-- Start of Data provided --

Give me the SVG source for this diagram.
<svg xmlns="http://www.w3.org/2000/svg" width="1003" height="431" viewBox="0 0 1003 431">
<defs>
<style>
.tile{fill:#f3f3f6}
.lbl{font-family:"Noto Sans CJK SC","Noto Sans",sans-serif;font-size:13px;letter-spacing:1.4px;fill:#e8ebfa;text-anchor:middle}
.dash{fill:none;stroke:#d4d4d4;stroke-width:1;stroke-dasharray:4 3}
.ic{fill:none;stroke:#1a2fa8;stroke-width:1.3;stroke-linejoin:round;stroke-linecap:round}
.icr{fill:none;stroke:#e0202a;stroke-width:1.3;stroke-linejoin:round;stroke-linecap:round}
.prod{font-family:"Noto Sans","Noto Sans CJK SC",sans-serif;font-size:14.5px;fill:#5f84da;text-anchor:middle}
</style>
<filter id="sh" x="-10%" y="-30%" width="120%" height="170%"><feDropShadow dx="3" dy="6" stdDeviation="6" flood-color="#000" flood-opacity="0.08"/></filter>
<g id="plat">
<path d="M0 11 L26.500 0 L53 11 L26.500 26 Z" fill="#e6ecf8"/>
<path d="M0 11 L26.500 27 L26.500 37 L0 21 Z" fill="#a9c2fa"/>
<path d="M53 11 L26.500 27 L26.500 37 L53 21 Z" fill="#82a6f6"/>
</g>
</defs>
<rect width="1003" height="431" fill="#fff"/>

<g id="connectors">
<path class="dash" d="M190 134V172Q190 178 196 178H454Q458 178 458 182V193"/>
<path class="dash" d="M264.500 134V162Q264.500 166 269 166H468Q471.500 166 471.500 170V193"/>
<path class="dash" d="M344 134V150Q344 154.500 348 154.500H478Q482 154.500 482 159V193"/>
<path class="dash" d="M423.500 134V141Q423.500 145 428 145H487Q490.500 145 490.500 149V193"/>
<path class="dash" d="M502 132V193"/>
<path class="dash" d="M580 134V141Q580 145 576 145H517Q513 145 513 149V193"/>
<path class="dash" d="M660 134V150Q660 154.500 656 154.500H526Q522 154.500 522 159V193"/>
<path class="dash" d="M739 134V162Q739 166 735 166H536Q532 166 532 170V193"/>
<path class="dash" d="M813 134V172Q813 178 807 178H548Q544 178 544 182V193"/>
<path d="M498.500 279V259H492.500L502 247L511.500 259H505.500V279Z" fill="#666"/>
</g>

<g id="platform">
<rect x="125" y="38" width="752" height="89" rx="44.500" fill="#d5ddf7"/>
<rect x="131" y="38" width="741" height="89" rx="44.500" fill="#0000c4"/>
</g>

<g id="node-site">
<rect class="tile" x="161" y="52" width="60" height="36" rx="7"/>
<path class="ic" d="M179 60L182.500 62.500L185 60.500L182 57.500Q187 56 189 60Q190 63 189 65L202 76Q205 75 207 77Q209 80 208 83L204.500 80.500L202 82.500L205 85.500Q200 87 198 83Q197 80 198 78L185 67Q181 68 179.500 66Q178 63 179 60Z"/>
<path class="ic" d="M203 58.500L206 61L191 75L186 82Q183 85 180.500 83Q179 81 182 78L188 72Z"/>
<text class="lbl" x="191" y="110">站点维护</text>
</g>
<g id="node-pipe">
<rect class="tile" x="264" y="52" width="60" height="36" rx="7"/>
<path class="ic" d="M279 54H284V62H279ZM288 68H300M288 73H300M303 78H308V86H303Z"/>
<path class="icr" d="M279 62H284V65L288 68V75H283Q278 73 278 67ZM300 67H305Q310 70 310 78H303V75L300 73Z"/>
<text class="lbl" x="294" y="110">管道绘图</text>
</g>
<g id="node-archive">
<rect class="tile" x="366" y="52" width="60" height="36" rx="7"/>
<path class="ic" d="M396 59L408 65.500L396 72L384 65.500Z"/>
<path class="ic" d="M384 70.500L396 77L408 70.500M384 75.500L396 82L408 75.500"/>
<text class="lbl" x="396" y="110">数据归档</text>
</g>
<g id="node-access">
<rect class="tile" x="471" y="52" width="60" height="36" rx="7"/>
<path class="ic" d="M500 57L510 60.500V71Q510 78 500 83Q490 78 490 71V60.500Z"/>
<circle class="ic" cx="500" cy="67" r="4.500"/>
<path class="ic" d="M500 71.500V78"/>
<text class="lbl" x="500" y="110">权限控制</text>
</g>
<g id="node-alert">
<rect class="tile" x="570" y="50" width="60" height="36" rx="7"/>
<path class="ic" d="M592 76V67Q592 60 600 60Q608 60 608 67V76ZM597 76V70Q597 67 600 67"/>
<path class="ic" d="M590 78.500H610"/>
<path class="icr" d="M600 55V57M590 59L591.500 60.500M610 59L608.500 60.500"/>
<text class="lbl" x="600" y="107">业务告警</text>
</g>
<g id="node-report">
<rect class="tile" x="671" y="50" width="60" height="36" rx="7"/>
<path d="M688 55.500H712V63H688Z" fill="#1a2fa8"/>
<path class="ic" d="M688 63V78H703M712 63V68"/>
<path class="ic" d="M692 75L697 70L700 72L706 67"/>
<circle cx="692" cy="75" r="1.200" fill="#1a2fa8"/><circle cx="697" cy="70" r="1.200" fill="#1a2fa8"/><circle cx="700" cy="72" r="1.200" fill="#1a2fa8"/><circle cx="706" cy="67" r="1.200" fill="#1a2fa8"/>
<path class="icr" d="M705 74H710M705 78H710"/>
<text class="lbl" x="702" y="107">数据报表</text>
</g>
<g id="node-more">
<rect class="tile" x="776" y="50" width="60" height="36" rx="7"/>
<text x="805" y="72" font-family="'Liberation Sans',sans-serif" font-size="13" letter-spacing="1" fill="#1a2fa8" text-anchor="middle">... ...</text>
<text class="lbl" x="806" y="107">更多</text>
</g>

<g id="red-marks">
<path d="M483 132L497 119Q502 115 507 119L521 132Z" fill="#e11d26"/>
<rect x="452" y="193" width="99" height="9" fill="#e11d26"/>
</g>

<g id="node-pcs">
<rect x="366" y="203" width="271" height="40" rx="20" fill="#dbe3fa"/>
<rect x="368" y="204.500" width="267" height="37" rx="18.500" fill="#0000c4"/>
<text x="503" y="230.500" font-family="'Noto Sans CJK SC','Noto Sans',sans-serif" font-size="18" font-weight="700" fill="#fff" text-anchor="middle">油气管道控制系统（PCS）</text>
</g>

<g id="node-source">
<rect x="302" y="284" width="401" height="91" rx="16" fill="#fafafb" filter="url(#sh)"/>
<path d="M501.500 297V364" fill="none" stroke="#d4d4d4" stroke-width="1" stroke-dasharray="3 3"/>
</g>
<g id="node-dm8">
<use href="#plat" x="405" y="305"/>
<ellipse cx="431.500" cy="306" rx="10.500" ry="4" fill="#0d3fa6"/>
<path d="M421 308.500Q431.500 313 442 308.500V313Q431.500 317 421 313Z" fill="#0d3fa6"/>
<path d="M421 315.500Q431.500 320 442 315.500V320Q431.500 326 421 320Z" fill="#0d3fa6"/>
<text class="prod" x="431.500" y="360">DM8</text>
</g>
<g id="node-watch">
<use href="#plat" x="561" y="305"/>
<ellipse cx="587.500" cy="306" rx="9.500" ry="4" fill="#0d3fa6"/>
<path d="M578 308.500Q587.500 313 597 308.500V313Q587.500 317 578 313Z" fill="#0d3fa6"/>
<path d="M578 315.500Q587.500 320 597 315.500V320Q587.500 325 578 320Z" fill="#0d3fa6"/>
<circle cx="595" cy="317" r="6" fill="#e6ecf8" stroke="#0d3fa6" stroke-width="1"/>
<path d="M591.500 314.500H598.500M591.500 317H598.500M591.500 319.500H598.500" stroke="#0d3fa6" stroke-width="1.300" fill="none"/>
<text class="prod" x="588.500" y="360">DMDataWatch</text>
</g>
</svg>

-- End of Data provided --
-- Start of Data provided --

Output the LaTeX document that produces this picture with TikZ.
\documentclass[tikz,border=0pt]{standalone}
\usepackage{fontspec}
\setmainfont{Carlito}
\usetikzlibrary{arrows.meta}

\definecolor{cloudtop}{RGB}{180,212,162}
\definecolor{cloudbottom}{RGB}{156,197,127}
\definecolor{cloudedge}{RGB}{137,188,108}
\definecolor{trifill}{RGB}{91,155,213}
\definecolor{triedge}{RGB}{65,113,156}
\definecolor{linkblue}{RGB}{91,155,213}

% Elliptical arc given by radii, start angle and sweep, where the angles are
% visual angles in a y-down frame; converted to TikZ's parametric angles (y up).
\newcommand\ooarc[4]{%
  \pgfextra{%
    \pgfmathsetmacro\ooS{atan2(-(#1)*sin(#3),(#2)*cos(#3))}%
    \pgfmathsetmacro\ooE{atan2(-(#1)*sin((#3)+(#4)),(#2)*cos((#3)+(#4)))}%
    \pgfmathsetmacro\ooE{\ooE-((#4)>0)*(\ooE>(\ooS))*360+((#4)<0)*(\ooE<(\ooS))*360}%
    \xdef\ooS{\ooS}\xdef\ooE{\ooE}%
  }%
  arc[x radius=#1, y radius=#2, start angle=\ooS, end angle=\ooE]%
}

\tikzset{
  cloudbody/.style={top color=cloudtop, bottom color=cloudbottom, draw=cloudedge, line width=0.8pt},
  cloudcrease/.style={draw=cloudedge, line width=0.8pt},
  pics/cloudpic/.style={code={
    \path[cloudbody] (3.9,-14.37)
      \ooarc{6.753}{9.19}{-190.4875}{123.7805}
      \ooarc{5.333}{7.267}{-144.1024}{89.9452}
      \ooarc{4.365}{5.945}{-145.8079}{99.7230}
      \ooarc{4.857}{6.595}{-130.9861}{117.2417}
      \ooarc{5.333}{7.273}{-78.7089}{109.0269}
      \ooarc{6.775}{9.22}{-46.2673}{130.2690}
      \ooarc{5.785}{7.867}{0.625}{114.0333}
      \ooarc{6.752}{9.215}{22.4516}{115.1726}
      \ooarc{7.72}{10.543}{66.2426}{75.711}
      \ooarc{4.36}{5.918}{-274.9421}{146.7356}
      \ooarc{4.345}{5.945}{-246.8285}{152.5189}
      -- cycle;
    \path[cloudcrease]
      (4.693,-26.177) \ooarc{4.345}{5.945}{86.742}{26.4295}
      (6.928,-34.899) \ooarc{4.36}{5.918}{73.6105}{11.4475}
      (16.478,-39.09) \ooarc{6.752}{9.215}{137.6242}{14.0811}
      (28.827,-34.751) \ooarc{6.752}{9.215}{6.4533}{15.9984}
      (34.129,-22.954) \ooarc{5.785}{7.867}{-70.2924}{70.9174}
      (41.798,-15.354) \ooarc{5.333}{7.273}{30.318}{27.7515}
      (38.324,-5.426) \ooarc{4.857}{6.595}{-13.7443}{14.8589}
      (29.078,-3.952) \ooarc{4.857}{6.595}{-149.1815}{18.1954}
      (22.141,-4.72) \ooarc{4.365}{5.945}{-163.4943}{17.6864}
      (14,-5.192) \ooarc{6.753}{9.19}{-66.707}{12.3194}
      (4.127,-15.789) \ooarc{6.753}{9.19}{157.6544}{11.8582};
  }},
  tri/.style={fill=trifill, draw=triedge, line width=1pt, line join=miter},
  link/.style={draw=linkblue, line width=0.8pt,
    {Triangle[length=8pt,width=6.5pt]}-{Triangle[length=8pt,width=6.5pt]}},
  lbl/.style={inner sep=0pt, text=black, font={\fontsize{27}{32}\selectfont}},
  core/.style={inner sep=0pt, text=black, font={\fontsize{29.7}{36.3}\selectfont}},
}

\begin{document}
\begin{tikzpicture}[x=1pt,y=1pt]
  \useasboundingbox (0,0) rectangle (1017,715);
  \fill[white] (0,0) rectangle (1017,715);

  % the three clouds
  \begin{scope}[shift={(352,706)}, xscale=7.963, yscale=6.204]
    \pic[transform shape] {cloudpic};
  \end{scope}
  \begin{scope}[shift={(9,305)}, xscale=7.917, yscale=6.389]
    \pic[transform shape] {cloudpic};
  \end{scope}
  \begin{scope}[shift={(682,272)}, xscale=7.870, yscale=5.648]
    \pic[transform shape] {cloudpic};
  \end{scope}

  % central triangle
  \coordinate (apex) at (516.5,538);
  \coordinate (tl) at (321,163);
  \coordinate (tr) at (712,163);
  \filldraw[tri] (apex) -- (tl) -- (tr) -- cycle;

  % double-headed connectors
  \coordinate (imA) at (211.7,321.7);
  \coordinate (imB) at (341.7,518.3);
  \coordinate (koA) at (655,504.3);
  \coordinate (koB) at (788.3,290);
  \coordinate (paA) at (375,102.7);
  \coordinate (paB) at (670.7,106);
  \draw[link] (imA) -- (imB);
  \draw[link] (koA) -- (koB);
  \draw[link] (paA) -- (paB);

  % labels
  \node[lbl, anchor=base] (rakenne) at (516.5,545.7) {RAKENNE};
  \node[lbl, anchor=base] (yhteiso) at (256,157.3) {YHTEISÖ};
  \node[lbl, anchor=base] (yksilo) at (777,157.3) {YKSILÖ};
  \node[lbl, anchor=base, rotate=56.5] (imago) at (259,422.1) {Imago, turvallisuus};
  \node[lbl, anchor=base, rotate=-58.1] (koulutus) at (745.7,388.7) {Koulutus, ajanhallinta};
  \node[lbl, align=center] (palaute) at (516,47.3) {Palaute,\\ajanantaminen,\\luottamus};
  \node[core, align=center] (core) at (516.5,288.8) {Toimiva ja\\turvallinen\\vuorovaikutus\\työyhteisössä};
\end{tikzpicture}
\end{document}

-- End of Data provided --
-- Start of Data provided --

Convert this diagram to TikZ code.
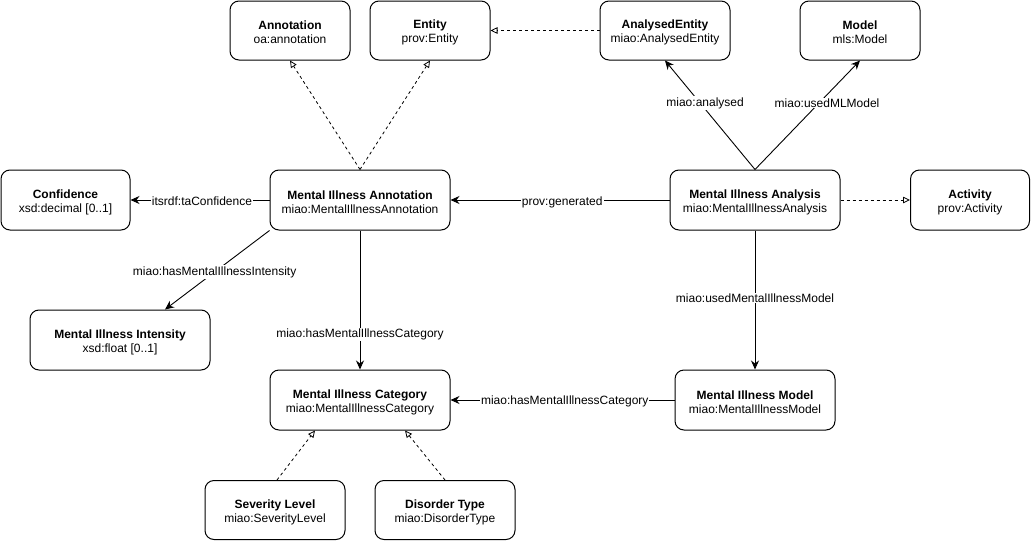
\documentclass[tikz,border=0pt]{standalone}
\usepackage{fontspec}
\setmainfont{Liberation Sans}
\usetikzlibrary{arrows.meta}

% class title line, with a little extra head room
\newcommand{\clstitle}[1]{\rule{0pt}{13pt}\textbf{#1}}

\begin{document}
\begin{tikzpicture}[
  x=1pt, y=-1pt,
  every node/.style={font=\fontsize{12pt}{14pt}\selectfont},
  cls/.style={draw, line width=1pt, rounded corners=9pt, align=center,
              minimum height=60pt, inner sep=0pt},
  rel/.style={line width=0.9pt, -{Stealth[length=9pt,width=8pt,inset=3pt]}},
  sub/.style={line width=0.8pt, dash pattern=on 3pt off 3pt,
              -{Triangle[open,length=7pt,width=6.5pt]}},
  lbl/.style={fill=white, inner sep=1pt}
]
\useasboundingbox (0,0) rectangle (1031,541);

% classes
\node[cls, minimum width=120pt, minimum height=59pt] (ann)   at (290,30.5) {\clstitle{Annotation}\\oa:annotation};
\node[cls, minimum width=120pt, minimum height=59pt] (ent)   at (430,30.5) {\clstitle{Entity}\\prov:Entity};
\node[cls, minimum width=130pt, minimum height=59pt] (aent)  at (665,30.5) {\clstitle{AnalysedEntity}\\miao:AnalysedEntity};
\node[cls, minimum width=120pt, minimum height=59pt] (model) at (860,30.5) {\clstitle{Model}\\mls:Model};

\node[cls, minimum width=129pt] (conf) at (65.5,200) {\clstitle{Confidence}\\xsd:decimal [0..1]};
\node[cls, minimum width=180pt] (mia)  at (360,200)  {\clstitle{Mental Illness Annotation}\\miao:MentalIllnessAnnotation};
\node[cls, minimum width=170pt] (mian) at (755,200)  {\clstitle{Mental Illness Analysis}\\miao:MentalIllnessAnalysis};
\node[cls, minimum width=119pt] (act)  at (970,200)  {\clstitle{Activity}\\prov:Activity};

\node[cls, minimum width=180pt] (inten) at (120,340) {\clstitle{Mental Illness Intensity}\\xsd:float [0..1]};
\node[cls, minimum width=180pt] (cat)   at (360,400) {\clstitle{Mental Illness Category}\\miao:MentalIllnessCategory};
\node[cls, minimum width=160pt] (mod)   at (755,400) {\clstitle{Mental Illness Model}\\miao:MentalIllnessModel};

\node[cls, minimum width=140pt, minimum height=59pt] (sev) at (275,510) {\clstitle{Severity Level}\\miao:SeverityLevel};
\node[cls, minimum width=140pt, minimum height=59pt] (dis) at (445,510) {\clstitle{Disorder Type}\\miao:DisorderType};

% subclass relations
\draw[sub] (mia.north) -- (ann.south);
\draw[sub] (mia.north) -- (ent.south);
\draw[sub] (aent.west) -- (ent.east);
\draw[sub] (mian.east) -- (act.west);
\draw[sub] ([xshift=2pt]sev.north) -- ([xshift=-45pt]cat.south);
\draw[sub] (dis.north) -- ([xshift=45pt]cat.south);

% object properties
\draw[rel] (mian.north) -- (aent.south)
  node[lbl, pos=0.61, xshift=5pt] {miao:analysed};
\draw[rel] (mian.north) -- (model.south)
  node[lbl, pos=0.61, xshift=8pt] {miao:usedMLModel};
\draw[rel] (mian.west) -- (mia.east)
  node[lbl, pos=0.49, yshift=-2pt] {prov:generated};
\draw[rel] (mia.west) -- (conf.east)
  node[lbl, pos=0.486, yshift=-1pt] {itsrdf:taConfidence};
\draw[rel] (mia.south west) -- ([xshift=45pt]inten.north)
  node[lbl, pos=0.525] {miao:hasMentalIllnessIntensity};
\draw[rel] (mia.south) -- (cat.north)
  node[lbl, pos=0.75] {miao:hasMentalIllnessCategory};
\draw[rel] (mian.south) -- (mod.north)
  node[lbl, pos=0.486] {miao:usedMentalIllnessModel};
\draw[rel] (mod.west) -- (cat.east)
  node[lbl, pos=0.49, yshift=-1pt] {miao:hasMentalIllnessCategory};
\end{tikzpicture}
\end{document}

-- End of Data provided --

### Goal
Give the lines above again exactly, from the one containing "Convert this diagram to TikZ code." to the one containing "minimum height=59pt] (model)", both included, but leave out the pictures.

### Written solution
Convert this diagram to TikZ code.
\documentclass[tikz,border=0pt]{standalone}
\usepackage{fontspec}
\setmainfont{Liberation Sans}
\usetikzlibrary{arrows.meta}

% class title line, with a little extra head room
\newcommand{\clstitle}[1]{\rule{0pt}{13pt}\textbf{#1}}

\begin{document}
\begin{tikzpicture}[
  x=1pt, y=-1pt,
  every node/.style={font=\fontsize{12pt}{14pt}\selectfont},
  cls/.style={draw, line width=1pt, rounded corners=9pt, align=center,
              minimum height=60pt, inner sep=0pt},
  rel/.style={line width=0.9pt, -{Stealth[length=9pt,width=8pt,inset=3pt]}},
  sub/.style={line width=0.8pt, dash pattern=on 3pt off 3pt,
              -{Triangle[open,length=7pt,width=6.5pt]}},
  lbl/.style={fill=white, inner sep=1pt}
]
\useasboundingbox (0,0) rectangle (1031,541);

% classes
\node[cls, minimum width=120pt, minimum height=59pt] (ann)   at (290,30.5) {\clstitle{Annotation}\\oa:annotation};
\node[cls, minimum width=120pt, minimum height=59pt] (ent)   at (430,30.5) {\clstitle{Entity}\\prov:Entity};
\node[cls, minimum width=130pt, minimum height=59pt] (aent)  at (665,30.5) {\clstitle{AnalysedEntity}\\miao:AnalysedEntity};
\node[cls, minimum width=120pt, minimum height=59pt] (model) at (860,30.5) {\clstitle{Model}\\mls:Model};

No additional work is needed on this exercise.